The chequered skipper is on the wing from mid-May until the end of July. It can be seen on warm and sunny days, even during brief spells of sunshine, feeding on nectar plants particularly bugle, marsh thistle and orchids.

It is a relatively small butterfly and only about 3.5 cms across its wings. However, its small size is compensated for by the very rich colouring of the upper parts of the wings that are an intense combination of orange and brown. The photograph of the chequered skipper was supplied by Butterfly Conservation and was taken by Terry Dabner.

This survey of the chequered skipper – unusual as it is being restricted to such a small part of the Highlands – indicates the effort and finance needed to carry out such an in-depth survey.

The next stage for Butterfly Conservation will be to pursue people who own or manage the land to carry out future management with the exacting requirements of the butterfly in mind. This all means money and time so it is vital that we support this by becoming members of Butterfly Conservation.

By joining the national Butterfly Conservation based in Dorset you automatically become a member of the very active Butterfly Conservation (Scotland) whose HQ is in Stirling. Email them for information at www.butterflyconservation.org/scotland.

The Scottish branch produce their own newsletter, as indeed does the Highland branch, and we should all give them our support.

This year the Scottish branch is also surveying the speckled wood as this is a species that is spreading in the Highlands, having moved from the southern colonies a few years ago.

This could well be a significant year for butterflies in the Highlands and we now await with bated breath the impact of the cold and dismal start of the year.

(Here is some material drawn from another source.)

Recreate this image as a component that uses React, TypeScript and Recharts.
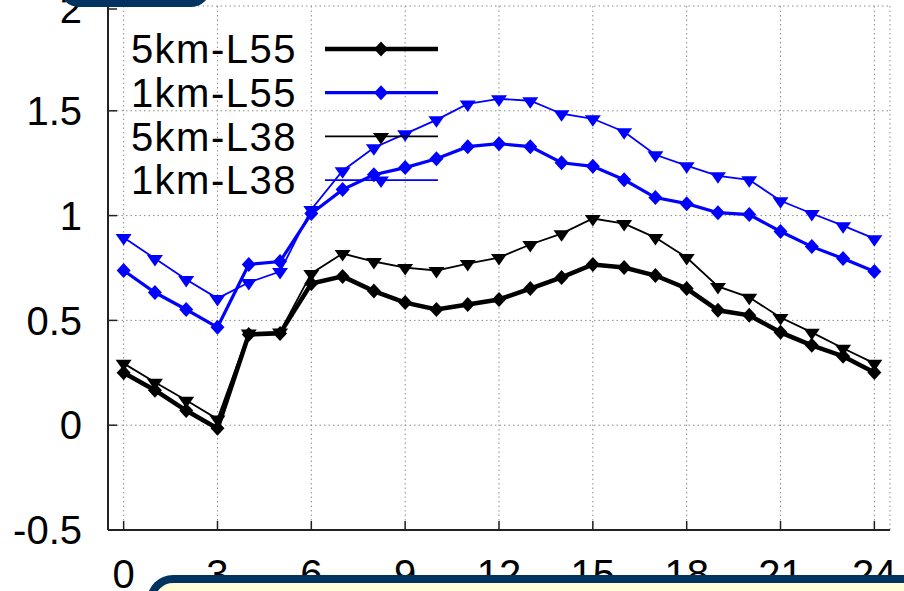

Another species to look out for, even in gardens, is the comma butterfly .

Enigmatic swifts

Record of the week

RECORD of the week must go down to the first of the swifts coming in aroun the house and I have been watching for them every evening.

As mentioned in this column earlier this month, there are special reasons for looking at them this year.

There is just something about swifts that was immortalised by the now famous lines of the poet Ted Hughes when he wrote:

"They’ve made it again,

Which means the globe’s still working, the Creation’s

Still waking refreshed, our summer’s

Still to come".

As I scribble this they have only been in one evening and then only two of them. They were suddenly there, soaring through the sky, as though impatient for the summer to come.

This is all part of their enigma, not knowing what to expect from these scimitar shaped wings as they sweep past. It almost seems as though they were the sentinels sent to see if all is well on the possible nest sites.

This year, there is an additional artificial ne-stbox, making seven in all, so we are keeping our fingers, and all else crossed, in anticipation.

Their rapid flight in what looks like stiff unbent wings are impressive enough but their screaming calls move me even more as if they are simply in gay abandon, as well they might be with such power.